Chapter 34 [XXX.]—A Man’s Sin is His Own, But He Needs Grace for His Cure.
Well, but what does he mean when he says: “Then again, how can one be subjected to God for the guilt of that sin, which he knows is not his own? For,” says he, “his own it is not, if it is necessary. Or, if it is his own, it is voluntary: and if it is voluntary, it can be avoided.” We reply: It is unquestionably his own. But the fault by which sin is committed is not yet in every respect healed, and the fact of its becoming permanently fixed in us arises from our not rightly using the healing virtue; and so out of this faulty condition the man who is now growing strong in depravity commits many sins, either through infirmity or blindness. Prayer must therefore be made for him, that he may be healed, and that he may thenceforward attain to a life of uninterrupted soundness of health; nor must pride be indulged in, as if any man were healed by the self-same power whereby he became corrupted.
CAPUT XXX.
34. Quomodo suum est hominis peccatum, licet gratia indigeat ut sanetur ejus infirmitas. Quid autem sibi vult, quod dicit: Deinde quomodo Deo pro illius peccati reatu subditus esse poterit, quod suum non esse cognoverit? Suum enim non est, inquit, si necessarium est. Aut si suum est, voluntarium est: et si voluntarium est, vitari potest.
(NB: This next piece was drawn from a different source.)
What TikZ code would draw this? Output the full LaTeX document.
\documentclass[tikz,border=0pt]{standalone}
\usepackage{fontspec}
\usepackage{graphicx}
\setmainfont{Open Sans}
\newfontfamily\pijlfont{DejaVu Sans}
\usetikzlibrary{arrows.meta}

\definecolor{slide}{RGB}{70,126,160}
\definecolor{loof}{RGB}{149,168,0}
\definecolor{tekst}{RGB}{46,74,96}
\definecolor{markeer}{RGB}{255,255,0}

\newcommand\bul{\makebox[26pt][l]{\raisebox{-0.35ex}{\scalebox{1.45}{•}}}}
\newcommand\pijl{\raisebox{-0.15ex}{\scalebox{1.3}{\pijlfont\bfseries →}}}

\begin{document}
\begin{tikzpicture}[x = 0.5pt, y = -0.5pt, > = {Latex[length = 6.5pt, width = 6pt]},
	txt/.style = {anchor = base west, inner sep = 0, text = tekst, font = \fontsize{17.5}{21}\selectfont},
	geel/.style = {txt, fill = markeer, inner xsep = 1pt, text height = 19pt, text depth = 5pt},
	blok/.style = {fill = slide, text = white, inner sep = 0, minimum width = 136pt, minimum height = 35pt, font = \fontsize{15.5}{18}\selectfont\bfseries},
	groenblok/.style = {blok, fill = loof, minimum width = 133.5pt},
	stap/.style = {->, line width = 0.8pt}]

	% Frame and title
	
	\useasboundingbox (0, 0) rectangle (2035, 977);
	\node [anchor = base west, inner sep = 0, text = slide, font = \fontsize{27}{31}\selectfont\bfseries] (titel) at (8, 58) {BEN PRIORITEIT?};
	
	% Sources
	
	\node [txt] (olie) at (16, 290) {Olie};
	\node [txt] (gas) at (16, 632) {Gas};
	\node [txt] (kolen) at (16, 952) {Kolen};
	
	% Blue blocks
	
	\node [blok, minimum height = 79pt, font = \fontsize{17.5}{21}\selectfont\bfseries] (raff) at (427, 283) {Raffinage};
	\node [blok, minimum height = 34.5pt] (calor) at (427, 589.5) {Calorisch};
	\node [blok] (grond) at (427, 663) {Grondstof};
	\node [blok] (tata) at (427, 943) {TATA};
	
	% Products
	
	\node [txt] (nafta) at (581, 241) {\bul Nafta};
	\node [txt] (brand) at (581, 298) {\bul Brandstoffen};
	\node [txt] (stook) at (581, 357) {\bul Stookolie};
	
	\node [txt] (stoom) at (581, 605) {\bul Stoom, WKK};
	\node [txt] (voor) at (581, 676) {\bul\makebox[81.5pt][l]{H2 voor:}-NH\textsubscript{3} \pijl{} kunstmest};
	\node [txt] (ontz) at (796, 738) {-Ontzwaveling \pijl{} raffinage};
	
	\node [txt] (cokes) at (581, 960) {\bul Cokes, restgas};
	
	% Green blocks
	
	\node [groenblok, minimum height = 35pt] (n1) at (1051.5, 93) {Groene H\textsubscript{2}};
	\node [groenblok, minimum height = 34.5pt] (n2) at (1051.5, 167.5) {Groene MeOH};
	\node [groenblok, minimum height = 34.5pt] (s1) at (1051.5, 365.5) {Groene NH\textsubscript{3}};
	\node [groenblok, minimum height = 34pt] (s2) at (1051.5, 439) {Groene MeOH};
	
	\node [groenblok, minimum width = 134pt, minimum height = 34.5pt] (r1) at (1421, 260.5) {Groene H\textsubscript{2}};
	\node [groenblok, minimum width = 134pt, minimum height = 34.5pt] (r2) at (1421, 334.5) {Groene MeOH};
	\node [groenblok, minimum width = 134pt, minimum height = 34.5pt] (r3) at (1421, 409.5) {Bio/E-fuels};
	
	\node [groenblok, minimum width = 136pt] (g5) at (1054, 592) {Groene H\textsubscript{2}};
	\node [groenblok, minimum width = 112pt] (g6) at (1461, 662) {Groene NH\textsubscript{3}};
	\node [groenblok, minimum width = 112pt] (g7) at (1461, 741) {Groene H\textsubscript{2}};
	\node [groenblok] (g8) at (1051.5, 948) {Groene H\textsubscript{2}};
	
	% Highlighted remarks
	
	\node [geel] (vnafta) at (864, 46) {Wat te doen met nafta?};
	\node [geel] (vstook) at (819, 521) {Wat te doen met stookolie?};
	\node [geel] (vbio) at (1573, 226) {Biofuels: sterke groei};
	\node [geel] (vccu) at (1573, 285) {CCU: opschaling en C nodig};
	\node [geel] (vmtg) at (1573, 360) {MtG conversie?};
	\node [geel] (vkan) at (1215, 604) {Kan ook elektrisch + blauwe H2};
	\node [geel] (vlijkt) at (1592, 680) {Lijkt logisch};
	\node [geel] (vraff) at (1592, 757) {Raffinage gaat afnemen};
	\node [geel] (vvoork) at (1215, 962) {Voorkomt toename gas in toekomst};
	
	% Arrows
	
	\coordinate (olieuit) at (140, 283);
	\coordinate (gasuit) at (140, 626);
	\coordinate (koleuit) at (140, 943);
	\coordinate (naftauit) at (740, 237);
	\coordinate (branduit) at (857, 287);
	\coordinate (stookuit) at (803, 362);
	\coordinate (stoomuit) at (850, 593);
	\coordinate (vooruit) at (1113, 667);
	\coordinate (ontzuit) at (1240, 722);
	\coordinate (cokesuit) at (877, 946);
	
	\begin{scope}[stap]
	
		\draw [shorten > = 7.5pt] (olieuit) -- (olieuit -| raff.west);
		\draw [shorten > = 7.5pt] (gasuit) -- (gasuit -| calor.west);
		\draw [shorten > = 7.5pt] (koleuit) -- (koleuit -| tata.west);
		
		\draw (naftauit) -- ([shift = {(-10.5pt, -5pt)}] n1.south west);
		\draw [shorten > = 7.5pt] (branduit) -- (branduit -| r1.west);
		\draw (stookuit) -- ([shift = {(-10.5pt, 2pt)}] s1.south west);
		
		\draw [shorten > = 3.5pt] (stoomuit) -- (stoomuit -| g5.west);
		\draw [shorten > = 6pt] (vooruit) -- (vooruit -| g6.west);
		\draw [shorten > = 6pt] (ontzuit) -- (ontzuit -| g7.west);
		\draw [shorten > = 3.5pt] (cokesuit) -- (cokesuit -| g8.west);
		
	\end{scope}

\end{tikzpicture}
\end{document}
Nos respondemus: Suum est omnino; sed vitium quo committitur, nondum omni ex parte sanatum est: quod quidem ut inolesceret, de non recte usa sanitate descendit: ex quo vitio jam male valens, vel infirmitate, vel caecitate plura committit: pro quo supplicandum est, ut sanetur, et deinceps in perpetua sanitate vivatur; non superbiendum, quasi homo eadem potestate sanetur, qua potestate vitiatus est.